Give back exactly the lines from the beginning of the listing below to the line holding "-500000, -750000, -1000000];", both ends included; the pictures stay out.

=== Data block ===

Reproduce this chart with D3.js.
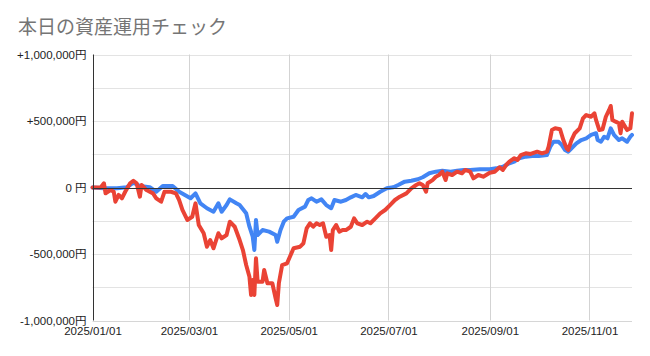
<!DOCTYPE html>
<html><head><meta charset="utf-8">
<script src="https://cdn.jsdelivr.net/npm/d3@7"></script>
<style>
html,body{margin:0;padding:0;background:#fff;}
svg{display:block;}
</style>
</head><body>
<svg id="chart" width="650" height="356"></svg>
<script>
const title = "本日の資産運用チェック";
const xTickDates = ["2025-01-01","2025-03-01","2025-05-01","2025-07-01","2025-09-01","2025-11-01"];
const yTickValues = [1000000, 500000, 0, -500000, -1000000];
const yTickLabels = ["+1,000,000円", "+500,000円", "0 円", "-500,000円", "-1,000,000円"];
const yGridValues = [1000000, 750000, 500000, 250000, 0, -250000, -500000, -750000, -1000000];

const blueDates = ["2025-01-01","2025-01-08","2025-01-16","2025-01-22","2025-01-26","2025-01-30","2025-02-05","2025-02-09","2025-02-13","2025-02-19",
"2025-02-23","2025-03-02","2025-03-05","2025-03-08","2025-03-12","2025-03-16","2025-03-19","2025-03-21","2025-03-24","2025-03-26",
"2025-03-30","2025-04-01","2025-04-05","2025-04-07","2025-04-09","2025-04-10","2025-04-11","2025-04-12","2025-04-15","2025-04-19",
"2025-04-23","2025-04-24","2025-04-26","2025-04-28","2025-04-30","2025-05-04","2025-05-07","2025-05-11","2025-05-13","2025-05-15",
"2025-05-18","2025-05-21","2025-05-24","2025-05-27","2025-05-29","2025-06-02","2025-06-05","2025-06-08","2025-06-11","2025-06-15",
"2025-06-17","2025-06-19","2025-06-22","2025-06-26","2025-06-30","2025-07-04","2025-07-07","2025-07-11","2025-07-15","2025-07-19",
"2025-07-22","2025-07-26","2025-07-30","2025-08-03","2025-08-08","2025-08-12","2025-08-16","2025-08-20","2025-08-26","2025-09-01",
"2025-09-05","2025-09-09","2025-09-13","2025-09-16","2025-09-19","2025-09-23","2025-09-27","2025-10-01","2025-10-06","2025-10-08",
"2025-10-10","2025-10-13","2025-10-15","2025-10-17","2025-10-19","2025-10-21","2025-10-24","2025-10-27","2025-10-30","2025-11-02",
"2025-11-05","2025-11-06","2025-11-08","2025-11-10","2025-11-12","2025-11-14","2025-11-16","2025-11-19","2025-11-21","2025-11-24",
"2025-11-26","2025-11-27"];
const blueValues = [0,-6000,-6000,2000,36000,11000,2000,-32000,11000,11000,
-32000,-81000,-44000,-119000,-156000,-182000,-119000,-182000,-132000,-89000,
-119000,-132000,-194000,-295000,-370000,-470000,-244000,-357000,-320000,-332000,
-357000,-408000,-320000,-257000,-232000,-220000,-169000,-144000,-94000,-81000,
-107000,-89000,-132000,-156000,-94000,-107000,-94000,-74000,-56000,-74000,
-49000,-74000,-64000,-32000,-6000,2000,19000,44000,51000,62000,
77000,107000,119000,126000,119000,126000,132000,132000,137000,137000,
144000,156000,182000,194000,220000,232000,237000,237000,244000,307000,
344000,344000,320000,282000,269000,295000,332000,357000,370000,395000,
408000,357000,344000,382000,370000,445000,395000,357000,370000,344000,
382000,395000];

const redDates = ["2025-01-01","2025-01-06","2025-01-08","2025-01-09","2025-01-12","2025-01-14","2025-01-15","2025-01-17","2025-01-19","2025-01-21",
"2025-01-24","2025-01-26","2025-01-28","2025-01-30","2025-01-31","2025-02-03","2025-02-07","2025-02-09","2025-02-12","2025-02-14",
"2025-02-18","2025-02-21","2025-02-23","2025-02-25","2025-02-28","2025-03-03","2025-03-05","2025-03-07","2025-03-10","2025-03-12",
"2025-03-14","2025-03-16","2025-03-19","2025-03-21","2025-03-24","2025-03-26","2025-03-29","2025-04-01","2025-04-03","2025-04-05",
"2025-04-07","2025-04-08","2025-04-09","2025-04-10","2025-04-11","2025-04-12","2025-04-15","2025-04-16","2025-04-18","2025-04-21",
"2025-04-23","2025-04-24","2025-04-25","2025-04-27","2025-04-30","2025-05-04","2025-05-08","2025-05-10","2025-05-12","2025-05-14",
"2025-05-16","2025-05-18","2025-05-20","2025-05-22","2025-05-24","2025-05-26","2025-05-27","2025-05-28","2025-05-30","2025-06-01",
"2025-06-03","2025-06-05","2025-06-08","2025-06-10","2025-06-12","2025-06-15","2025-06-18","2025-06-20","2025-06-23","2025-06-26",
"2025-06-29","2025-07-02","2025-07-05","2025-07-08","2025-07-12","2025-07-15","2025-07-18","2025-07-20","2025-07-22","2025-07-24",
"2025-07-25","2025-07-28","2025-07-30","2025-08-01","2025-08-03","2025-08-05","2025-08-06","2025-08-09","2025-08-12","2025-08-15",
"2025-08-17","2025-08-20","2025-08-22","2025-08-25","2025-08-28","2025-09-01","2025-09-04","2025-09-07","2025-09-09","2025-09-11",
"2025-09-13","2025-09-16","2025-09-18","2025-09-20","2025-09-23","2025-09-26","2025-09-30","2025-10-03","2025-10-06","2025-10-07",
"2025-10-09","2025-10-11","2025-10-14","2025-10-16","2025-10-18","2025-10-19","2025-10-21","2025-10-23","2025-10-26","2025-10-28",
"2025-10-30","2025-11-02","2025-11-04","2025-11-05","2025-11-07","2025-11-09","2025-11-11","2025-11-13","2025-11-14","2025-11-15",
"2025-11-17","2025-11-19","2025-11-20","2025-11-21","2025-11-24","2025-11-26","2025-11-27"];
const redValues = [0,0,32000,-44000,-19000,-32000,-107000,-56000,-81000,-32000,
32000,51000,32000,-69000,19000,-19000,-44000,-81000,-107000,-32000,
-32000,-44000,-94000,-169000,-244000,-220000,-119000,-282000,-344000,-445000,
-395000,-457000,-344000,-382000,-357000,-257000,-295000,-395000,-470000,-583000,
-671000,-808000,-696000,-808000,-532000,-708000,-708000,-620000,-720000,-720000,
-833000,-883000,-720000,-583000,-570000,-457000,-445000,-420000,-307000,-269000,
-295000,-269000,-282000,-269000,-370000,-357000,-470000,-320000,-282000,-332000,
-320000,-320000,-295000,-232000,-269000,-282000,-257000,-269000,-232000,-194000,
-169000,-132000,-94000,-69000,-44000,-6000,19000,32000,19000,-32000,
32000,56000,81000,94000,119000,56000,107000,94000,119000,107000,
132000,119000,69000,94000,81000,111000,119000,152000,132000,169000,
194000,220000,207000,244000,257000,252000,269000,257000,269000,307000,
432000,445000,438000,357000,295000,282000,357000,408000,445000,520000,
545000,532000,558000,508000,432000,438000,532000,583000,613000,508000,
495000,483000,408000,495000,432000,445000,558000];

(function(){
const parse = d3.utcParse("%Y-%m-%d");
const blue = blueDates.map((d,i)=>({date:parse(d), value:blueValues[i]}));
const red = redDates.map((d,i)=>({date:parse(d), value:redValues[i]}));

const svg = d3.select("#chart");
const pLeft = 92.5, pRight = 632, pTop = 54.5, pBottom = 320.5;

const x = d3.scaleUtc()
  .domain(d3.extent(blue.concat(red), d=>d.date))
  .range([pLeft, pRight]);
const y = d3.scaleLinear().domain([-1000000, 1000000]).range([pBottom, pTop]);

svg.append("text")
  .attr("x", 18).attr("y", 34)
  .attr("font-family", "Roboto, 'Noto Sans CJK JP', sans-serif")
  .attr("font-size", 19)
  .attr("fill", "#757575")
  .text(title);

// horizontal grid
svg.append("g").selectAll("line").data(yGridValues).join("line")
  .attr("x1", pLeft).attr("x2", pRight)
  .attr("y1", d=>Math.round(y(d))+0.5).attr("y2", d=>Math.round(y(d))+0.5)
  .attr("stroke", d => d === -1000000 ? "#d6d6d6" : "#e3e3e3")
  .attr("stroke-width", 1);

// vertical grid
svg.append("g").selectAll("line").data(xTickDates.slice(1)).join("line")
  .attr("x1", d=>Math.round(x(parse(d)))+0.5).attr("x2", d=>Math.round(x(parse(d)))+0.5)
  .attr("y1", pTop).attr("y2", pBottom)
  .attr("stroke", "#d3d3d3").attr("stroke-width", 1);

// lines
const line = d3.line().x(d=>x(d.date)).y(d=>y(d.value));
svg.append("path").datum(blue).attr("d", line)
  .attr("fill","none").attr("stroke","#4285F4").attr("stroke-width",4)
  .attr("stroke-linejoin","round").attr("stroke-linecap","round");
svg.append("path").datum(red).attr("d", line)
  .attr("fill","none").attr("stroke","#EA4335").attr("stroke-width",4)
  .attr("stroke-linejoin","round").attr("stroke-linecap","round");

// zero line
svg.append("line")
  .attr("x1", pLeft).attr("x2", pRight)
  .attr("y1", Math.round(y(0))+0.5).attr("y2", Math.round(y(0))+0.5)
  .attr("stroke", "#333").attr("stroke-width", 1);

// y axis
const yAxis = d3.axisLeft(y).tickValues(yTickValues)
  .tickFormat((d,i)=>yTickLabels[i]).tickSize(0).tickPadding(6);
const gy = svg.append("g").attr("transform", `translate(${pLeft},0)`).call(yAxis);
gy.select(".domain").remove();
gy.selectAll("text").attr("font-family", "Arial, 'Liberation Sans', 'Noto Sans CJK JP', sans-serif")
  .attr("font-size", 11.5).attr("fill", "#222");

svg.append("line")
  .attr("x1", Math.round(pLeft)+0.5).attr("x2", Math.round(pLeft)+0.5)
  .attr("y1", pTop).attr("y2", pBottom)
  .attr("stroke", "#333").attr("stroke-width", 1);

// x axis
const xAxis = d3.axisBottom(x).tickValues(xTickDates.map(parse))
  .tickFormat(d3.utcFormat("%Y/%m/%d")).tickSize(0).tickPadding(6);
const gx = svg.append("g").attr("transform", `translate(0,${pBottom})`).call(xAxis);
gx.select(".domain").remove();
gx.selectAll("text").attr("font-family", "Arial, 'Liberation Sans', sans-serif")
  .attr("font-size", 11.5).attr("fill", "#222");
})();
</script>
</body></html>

===

• _Response below_
Reproduce this chart with D3.js.
<!DOCTYPE html>
<html><head><meta charset="utf-8">
<script src="https://cdn.jsdelivr.net/npm/d3@7"></script>
<style>
html,body{margin:0;padding:0;background:#fff;}
svg{display:block;}
</style>
</head><body>
<svg id="chart" width="650" height="356"></svg>
<script>
const title = "本日の資産運用チェック";
const xTickDates = ["2025-01-01","2025-03-01","2025-05-01","2025-07-01","2025-09-01","2025-11-01"];
const yTickValues = [1000000, 500000, 0, -500000, -1000000];
const yTickLabels = ["+1,000,000円", "+500,000円", "0 円", "-500,000円", "-1,000,000円"];
const yGridValues = [1000000, 750000, 500000, 250000, 0, -250000, -500000, -750000, -1000000];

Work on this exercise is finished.